Relieved and re-energized, we departed for Sagya before the commander had time to relent. Shuo hit driving speeds previously not experienced in Tibet, barreling down a narrow gravel road hemmed in by rust-tinted tundra extending to the horizon. Nervous laughter and excitement filled the van. Shuo grew ever more sullen.
In the end, Daniel was allowed to keep his camera and film. The commander, after blaming and shaming Shuo, turned quite cordial toward Daniel and George. Daniel was to surrender his film to the Public Security Bureau upon returning to Lhasa. If there were no military pictures or negatives, there would be no problems. If there were, Daniel would be in trouble, the commander warned him. A totally unenforceable yet face-saving agreement had been brokered, with Shuo paying the price for eight foreigners bribing and bumbling their way around Tibet.
At twilight, multi-colored Tibetan prayer flags shimmered and waved as we crossed back over Lakpala Pass, welcoming us, as they have for travelers and pilgrims for thousands of years, protecting them from the unforeseen and the unexpected. Bowing, I silently offered prayers of deliverance and gratitude, slowly sketching this memory into my mind.

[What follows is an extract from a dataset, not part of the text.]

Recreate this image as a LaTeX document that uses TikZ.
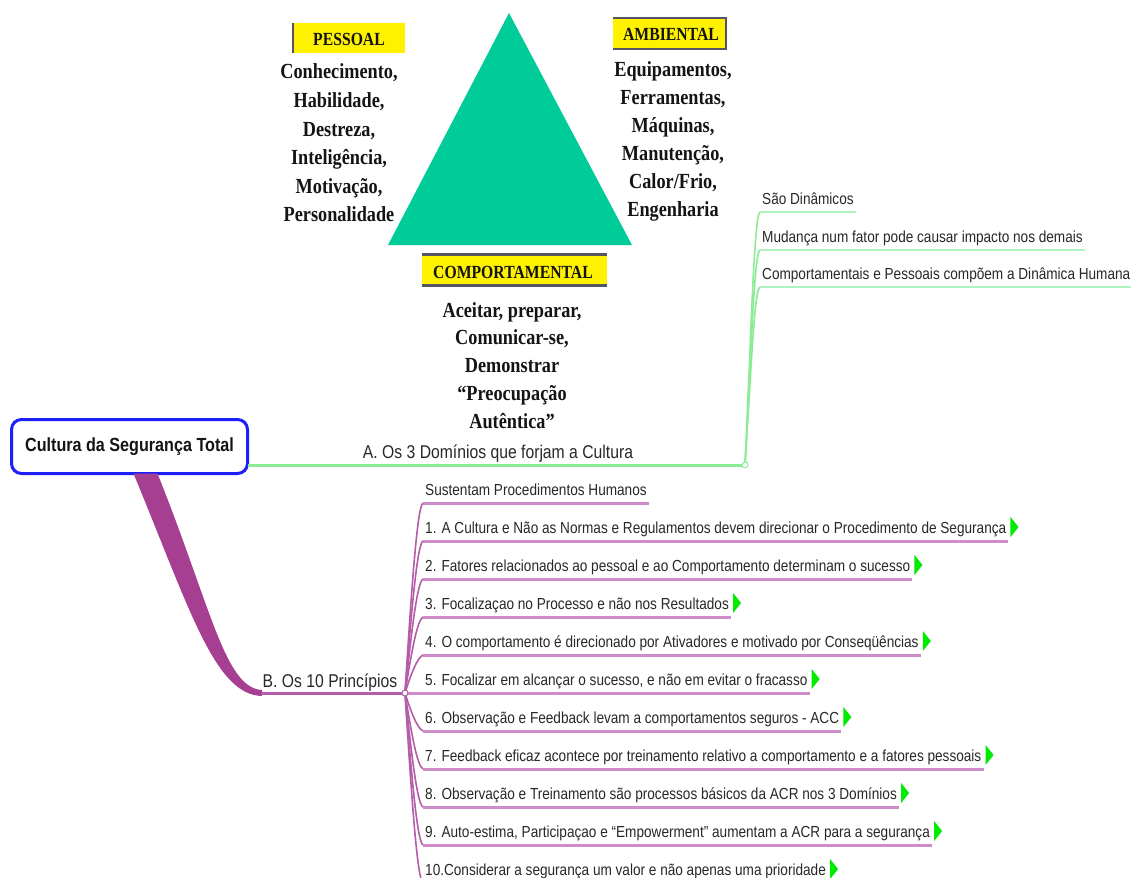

Since 1984, when I visited Tibet, this “autonomous province of China” has become a more restrictive place under Chinese control. Carefully vetted group tours, often led by Chinese rather than Tibetan guides, lead visitors on a strictly monitored itinerary, with very little money trickling down to Tibetans, who are now outnumbered by Han Chinese in the province. The Tibetan spiritual leader, His Holiness the Dalai Lama, continues to live with his government-in-exile in Dharamsala, India. Paved roads and a rail link to Lhasa have helped to cement Chinese control over Tibet, but modern communications, when they are not being “upgraded” or “serviced”, also give native Tibetans an equal voice in getting the word out on continuing human rights abuses that started long before March 1959, when the Dalai Lama and followers fled to India and the Chinese government forcefully invaded and occupied Tibet.